Latest US, world numbers
There have been more than 38.22 million confirmed cases of COVID-19 in the United States as of 3:30 a.m. Thursday, according to Johns Hopkins University. There have been more than 632,200 deaths recorded in the U.S.
Worldwide, there have been more than 213.91 million confirmed coronavirus cases with more than 4.46 million deaths. More than 5.04 billion vaccine doses have been administered worldwide.
For most people, the coronavirus causes mild or moderate symptoms. For some, especially older adults and people with existing health problems, it can cause more severe illness like pneumonia, or death.
Hendricks Co. walk-in clinic today
Hendricks Regional Health is hosting a temporary walk-in vaccine clinic to help protect its associates and community.
The clinic today runs from 4-7 p.m.
Hendricks Danville Hospital
1000 East Main St
Walk-ins are accepted. Park at the east entrance.
The clinic will offer the Pfizer vaccine, which now has full FDA approval, to any Hendricks Regional Health associate, patient or community member age 12 or older who would like to be vaccinated against COVID-19.
Booster shots will also be available for high-risk individuals who were vaccinated with the Pfizer shot previously. The CDC recommends that booster shots should be the same brand vaccine as received for your first two doses.
Central Indiana mobile vaccine clinics this week
Today, 10:30 a.m.-1:30 p.m.:
430 Robert D. Orr Plaza, Indianapolis, 46204
Saturday, 4-11 p.m.
Feast of Lanterns
1800 Nowland Ave., Indianapolis, IN 46201
Saturday, noon-4 p.m.
Phillips Temple Community Health and Wellness
210 E. 34th St., Indianapolis, IN 46205
Patients with an appointment at a state-hosted public vaccination site can get a free Uber or Lyft ride. Call 2-1-1 or (866) 211-9966 to receive a voucher to cover the cost of an Uber ride to and from your vaccination appointments. IU Health offers free Lyft rides to any vaccine site in the state. Call 1.888.IUHEALTH (888-484-3258) and choose option 9 if you need transportation to your vaccine appointment.
Moderna completes full FDA approval request of COVID-19 vaccine
Moderna announced Wednesday that it has completed the application process to the U.S. Food and Drug Administration for full approval of its COVID-19 vaccine.
According to a press release from the company, the process has been ongoing for months, as Moderna has been submitting data for what's called a Biologics License Application (BLA) on a rolling basis since June of this year. This specific license would be for people ages 18 and older.

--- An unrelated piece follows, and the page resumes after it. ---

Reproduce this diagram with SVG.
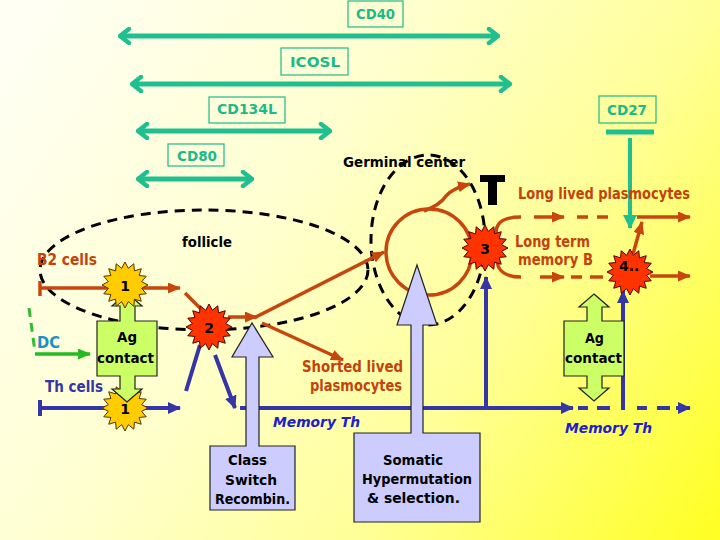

Moderna Chief Executive Officer Stéphane Bancel called the completion of the process, "an important milestone in our battle against COVID-19."
The latest submission to the FDA includes data from Moderna's phase 3 efficacy study, which showed a 93% efficacy rate through sixth months after the second dose.
It's not immediately clear how long the FDA will take to go over the data and issue a decision. Earlier this week, the administration approved the Pfizer-BioNTech COVID vaccine for people 16 and older. That application began in May 2021, so should the FDA take a similar amount of time to rule on Moderna's application, a decision might be expected by November 2021. Pfizer is currently the only COVID-19 vaccine with the FDA's full approval.